Why the rush to public cloud?

I spend a fair amount of time talking to clients who call out public cloud as their future platform — new stuff lands on it and old stuff needs to move to it. There is a lot of hidden detail in these choices but a strong sentiment is there, no doubt about it. To many it can seem as though these clients are punch drunk on public cloud vendor koolaid. Maybe, but often I find that dismissing this sentiment misses the point entirely. Often I’ll hear:

“But they have a cloud already!?” (talking about an on-premise virtualised platform — which is a big misunderstanding of features/capability)

“Public cloud isn’t the right fit for them.”

“It doesn’t make sense to run in public cloud, it’s got to be more expensive than on-premise.”

I’ve always said that public cloud is not simply some pure cost play on cheap server hosting. It’s a feature and capability play for the future. Public cloud platforms are attractive because they represent a monumental leap forward in managed services and put previously hard to obtain features into the hands of everyone. Public cloud has democratised capabilities all the way from multi-DC disaster recovery to Machine Learning.

Marc Andreessen responded with the following when asked why microservices and cloud-native technologies are important for every business to adopt:

In my view, because the companies that do can then innovate much more quickly than the companies that don’t.

If a business can successfully adopt and learn how to work with these cloud platforms, the beneficial impact can be wide-ranging: from stronger implementation capability with modern tech to leaner and more efficient organisational models.

This is why adoption of cloud is seen as a must, whatever the cost. The capabilities of cloud coupled with the knowledge obtained through adoption simply screams “this is the platform you want NOW” and that’s why, to some, rigour and reason can appear to fly out of the window. It’s an arms race and we’re moving from horse-mounted to mechanised cavalry.


Two interesting comments from different customers this week - "No way are we ever going back to using VMs, if it is not PaaS we won't touch it" (paraphrasing) People are starting to realize that cloud is not about running some VMs or infrastructure cheaply, it's about the value add services they can have on tap, those really make the difference.

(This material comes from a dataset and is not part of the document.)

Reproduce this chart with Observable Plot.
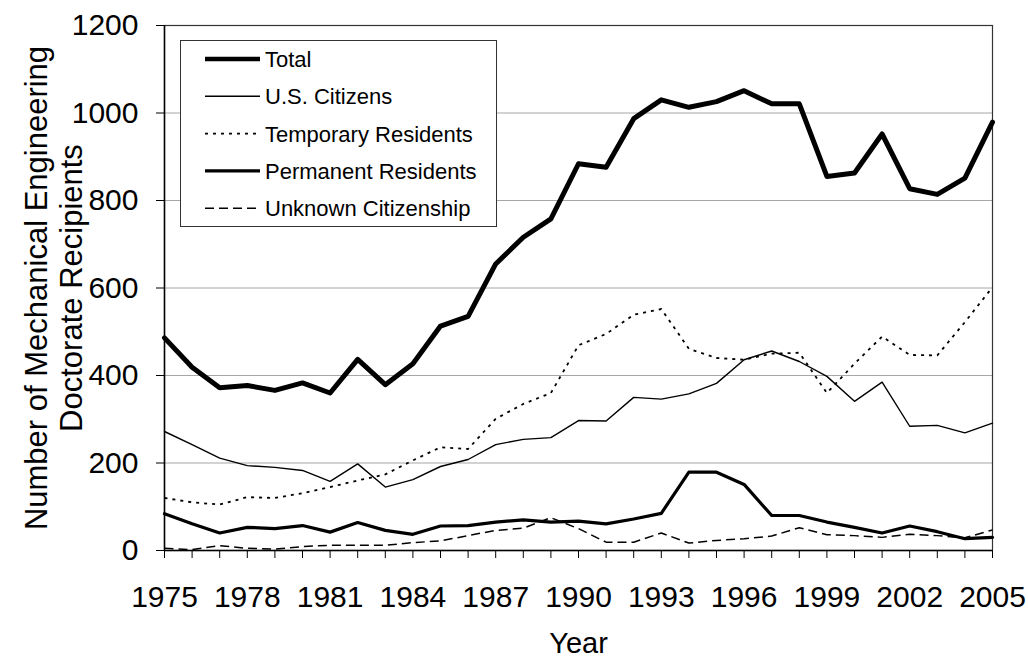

Lester, very good article. I do feel the Innovators Dilema applies here, in so much that the on trend rush to innovate via disruptive technologies companies neglect sustainable innovation that is more aligned to their current market and customer needs. Public cloud enables many benefits but it's not a panacea for becoming 'more innovative'

Nail meet head! :-) A the end of the day compute is a commodity and like all commodities the market is growing up. Years ago we used to analogise that cloud was a utility, like electricity, you simply plug in and consume the compute you need ............ more importantly you only pay for what you need because you can turn it off. Like the power grid it works because you have enough customers to balance the various supply and demand over so you can drive the economies of scale. Obviously public cloud offers more services than just compute but its still the same principle IMHO. All we are now seeing is customers realise they are better consuming from a grid than trying to run their own power stations. Given they don't have to focus on making the power then can now focus on what they can do with effectively unlimited power and actually drive value to their customers.